Après un père sénile (Vader, 2014) et une mère hystérique (Moeder, 2016), Peeping Tom enfonce le clou de sa trilogie familiale grinçante et désespérée avec Kind, présentée en première mondiale au Grand Théâtre de Luxembourg. C’est la vision d’une enfance sauvage, violentée, qui est mise en scène, dans un dispositif scénique et artistique aussi remarquable que sans concession. Autant dire que la sensibilité du public y est mise à rude épreuve.
Franck Chartier avait dirigé Vader tandis que Moeder était signé par Gabriela Carrizo. Les deux fondateurs de la compagnie belge Peeping Tom se sont associés pour ce troisième volet. Kind est en quelque sorte leur « bébé » commun mais on ne retrouve pas de référence directe aux personnages des précédentes pièces. L’ADN se situe surtout au niveau de la manière dont le spectacle est conçu, dans un décor très présent.
Cette fois, nous ne sommes plus dans une maison de retraite ou un musée/morgue, mais au cœur d’une forêt à flanc de falaise. La nature semble avoir repris ses droits sur la culture mais l’on sait que chez Peeping Tom, les apparences sont trompeuses. On y verra une avalanche de blocs de pierre, des arbres qui accouchent, des lunes se lever et disparaître, la pluie tomber, des biches à deux pattes chaussées de talons aiguilles.
Dans le ventre du loup
Les images de contes et légendes se mêlent à des références cinématographiques pour explorer les émotions du monde de l’enfance. Le tour de force de Kind est de nous montrer non pas un petit chaperon rouge se faire dévorer par le loup et en sortir vivante, mais plutôt ce qu’elle a pu ressentir lorsqu’elle était dans son ventre. Il n’y a pas de happy end. Seulement le tableau fantasmagorique d’un monde aux contours insaisissables. Ce flou est renforcé par une remarquable création sonore qui joue sur des modulations de vitesse et de tessiture.
Vu par Franck Chartier et Gabriela Carrizo, cela nous entraîne dans l’antichambre de l’enfer, sur fond d’abus sexuel, de jalousie, d’accouchement dans la douleur, de conflits et de cadavres encombrants. C’est une enfance solitaire dans un monde hostile où même l’amour semble suspect. La vision est unilatéralement noire, cauchemardesque, ce qui finit par interpeller. Cette fantasmagorie n’est-elle pas trop teintée par l’interprétation qu’en donnent les artistes-adultes ?
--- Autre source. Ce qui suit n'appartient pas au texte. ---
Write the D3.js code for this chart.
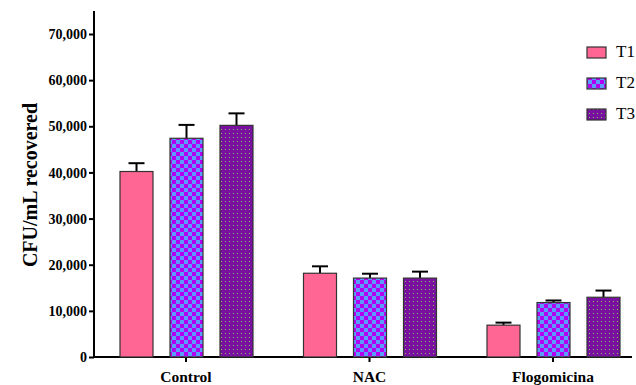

La pièce se déroule la nuit, dans une atmosphère de plus en plus crépusculaire où ne filtre aucune lueur d’espoir si ce n’est que l’enfant finit par s’échapper du plateau lors de la dernière scène. L’histoire ne dit pas si elle a franchi indemne le mur de l’enfance. Toujours est-il que la voilà formatée pour être la Moeder du précédent épisode.
Un chaperon rouge désinhibé
Le rôle titre de Kind est incarné par l’incroyable actrice et soprano Euridike De Beul, une femme mûre et corpulente déguisée en fillette avec robe courte et couettes, sorte de chaperon rouge désinhibé perdu dans la forêt de ses émotions. Sa performance est sidérante, tant par son engagement physique que par sa voix qui sait osciller entre les borborygmes du bébé et les envolées lyriques. On la voit pédaler sur un mini-vélo, se rouler par terre, bondir en tous sens pour tenter d’interagir avec les personnages qui peuplent son univers.
Les cinq autres acteurs ou danseurs – Maria Carolina Vieira, Marie Gyselbrecht, Brandon Lagaert, Hun-Mok Jung, Yi-Chun Liu – étaient pour la plupart déjà présents dans les deux autres volets de la trilogie. La diversité de leurs techniques ou physiques, mais aussi leur forte présence scénique, sont des éléments clés de la réussite de ce spectacle mieux rythmé que les deux précédents volets, cela en jouant avec les limites de l’overdose.